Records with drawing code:
****

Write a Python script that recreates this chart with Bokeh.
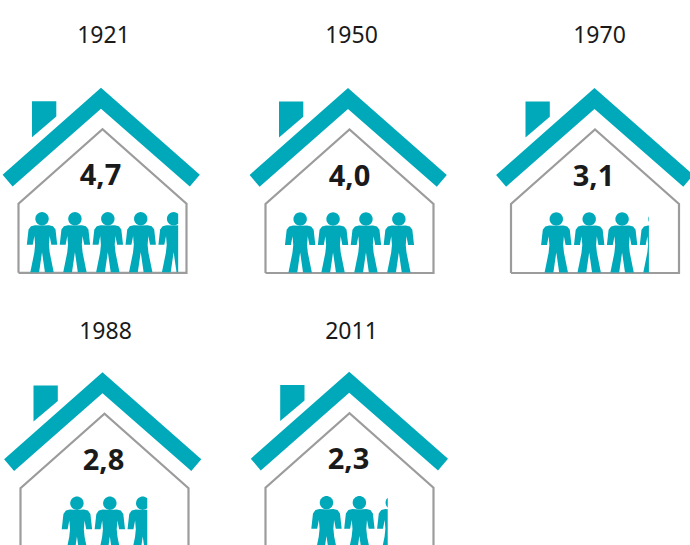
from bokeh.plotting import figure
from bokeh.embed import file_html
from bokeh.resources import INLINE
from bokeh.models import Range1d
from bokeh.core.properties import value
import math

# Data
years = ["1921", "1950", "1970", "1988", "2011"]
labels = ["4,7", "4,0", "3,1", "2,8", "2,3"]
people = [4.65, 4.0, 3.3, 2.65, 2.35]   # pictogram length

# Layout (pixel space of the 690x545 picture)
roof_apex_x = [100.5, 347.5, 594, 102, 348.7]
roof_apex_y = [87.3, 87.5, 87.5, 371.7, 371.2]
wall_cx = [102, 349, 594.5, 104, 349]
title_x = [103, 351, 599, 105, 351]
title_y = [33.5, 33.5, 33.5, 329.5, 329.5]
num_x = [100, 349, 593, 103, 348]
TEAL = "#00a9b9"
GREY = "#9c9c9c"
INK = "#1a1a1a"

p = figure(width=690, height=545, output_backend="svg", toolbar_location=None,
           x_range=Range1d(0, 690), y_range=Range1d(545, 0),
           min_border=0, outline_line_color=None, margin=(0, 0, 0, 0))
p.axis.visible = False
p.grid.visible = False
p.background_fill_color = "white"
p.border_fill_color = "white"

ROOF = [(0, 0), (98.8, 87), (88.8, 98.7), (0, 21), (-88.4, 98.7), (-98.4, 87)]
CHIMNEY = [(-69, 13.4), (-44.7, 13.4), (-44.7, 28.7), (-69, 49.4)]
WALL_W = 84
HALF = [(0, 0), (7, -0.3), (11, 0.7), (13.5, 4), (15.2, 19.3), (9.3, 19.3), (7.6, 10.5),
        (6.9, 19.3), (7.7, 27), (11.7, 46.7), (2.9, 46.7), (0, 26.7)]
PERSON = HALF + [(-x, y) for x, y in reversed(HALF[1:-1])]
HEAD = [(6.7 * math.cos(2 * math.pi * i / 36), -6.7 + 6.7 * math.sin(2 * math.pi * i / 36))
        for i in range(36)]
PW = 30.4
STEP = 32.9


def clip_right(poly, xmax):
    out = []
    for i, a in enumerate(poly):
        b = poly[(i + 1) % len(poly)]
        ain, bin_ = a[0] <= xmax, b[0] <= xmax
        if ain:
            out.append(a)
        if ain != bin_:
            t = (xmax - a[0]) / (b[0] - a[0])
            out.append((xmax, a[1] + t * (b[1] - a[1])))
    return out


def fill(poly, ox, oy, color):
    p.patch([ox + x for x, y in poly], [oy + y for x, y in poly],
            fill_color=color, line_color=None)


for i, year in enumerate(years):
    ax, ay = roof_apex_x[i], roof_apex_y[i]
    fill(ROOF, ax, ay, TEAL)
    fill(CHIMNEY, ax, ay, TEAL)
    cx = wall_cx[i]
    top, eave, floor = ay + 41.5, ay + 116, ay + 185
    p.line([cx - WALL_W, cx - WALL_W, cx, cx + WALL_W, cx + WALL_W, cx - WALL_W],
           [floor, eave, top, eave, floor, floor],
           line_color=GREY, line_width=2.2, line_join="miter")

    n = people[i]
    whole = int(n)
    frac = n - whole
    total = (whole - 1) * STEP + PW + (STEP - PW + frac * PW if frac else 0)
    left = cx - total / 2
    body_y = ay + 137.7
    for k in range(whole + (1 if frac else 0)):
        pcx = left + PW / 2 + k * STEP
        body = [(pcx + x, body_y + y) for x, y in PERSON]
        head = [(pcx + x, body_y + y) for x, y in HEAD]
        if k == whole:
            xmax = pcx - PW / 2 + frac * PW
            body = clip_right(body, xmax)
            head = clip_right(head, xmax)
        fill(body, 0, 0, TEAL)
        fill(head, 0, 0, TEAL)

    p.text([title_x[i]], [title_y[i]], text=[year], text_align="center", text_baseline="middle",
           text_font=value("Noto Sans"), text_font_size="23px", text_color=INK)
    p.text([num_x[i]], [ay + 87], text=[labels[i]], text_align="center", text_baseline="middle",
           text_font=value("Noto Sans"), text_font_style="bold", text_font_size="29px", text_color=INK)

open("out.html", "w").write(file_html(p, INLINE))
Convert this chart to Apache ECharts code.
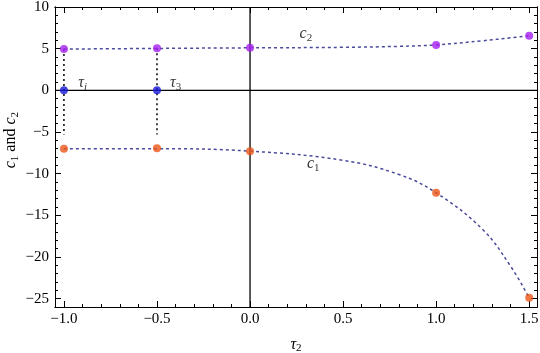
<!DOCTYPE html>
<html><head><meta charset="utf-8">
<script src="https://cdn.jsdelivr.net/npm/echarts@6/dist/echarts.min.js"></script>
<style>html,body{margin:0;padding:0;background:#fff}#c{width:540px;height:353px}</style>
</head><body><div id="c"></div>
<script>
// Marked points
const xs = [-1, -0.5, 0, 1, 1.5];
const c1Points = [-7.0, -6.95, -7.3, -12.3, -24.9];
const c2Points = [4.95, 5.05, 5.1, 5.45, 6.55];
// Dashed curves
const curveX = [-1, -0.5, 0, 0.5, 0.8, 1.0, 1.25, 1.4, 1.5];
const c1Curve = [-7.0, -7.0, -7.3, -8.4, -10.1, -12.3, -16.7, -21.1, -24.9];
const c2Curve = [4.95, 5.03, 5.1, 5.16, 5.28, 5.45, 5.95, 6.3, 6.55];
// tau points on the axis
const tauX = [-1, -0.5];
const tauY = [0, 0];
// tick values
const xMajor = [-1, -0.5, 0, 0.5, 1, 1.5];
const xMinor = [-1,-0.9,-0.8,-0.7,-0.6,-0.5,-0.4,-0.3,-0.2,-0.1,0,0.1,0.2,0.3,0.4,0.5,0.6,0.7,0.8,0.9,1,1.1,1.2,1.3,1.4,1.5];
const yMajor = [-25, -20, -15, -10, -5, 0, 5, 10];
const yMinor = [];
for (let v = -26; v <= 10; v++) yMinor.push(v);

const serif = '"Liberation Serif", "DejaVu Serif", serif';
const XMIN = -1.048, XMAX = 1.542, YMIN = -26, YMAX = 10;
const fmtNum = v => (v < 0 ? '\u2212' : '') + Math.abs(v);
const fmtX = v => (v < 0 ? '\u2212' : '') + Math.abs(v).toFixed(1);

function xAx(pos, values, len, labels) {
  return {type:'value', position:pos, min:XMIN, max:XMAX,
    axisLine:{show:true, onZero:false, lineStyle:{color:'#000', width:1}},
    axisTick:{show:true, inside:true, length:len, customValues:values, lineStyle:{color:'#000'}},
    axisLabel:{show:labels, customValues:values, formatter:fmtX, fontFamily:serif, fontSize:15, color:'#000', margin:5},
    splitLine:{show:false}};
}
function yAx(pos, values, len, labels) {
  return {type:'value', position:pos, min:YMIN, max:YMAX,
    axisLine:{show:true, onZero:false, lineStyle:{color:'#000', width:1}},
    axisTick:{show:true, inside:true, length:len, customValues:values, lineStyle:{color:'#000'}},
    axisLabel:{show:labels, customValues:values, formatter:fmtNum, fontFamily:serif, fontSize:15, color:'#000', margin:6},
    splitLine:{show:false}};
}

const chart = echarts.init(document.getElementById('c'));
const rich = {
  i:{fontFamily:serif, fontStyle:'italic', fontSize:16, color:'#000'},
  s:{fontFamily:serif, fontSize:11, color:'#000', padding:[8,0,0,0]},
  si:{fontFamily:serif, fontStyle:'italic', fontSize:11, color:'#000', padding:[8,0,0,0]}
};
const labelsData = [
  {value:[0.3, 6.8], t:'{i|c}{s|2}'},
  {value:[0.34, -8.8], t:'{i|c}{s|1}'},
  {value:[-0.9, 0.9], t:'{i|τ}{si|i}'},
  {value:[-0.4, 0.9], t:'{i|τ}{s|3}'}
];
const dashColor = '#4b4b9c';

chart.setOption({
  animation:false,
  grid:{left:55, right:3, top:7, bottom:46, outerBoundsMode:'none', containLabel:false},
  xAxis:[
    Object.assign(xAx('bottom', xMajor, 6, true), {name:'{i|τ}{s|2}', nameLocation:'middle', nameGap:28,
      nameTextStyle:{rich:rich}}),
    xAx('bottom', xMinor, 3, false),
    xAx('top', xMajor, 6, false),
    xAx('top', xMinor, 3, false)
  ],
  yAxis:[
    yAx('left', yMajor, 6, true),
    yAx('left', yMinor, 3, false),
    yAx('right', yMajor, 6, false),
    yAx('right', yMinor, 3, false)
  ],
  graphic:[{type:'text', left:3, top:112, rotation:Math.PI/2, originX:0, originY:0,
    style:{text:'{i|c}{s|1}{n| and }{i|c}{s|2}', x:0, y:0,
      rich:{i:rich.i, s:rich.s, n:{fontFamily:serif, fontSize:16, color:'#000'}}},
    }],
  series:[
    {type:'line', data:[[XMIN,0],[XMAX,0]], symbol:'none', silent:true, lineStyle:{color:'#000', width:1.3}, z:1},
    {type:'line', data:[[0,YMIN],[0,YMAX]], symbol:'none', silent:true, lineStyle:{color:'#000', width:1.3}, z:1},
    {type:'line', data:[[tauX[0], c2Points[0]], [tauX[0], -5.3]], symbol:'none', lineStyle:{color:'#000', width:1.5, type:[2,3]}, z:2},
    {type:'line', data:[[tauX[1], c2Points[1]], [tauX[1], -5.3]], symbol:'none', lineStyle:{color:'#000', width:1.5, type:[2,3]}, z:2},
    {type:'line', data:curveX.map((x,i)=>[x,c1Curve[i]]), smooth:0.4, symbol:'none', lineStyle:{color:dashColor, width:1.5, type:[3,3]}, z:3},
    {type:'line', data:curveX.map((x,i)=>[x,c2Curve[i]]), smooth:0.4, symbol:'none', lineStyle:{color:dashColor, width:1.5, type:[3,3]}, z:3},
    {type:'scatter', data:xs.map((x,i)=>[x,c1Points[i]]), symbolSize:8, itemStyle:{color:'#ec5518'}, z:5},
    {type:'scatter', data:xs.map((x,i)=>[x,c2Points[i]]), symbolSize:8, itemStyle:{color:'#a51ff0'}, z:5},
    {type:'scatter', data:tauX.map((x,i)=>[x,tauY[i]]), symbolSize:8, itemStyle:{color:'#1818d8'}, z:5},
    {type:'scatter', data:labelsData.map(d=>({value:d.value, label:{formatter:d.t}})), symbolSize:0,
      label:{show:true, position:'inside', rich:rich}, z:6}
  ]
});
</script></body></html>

****

→ Set task:
Everything from the first line of the entries through the line that contains "import math" is to be reproduced exactly, except the pictures.

→ Exercise solution:
Write a Python script that recreates this chart with Bokeh.
from bokeh.plotting import figure
from bokeh.embed import file_html
from bokeh.resources import INLINE
from bokeh.models import Range1d
from bokeh.core.properties import value
import math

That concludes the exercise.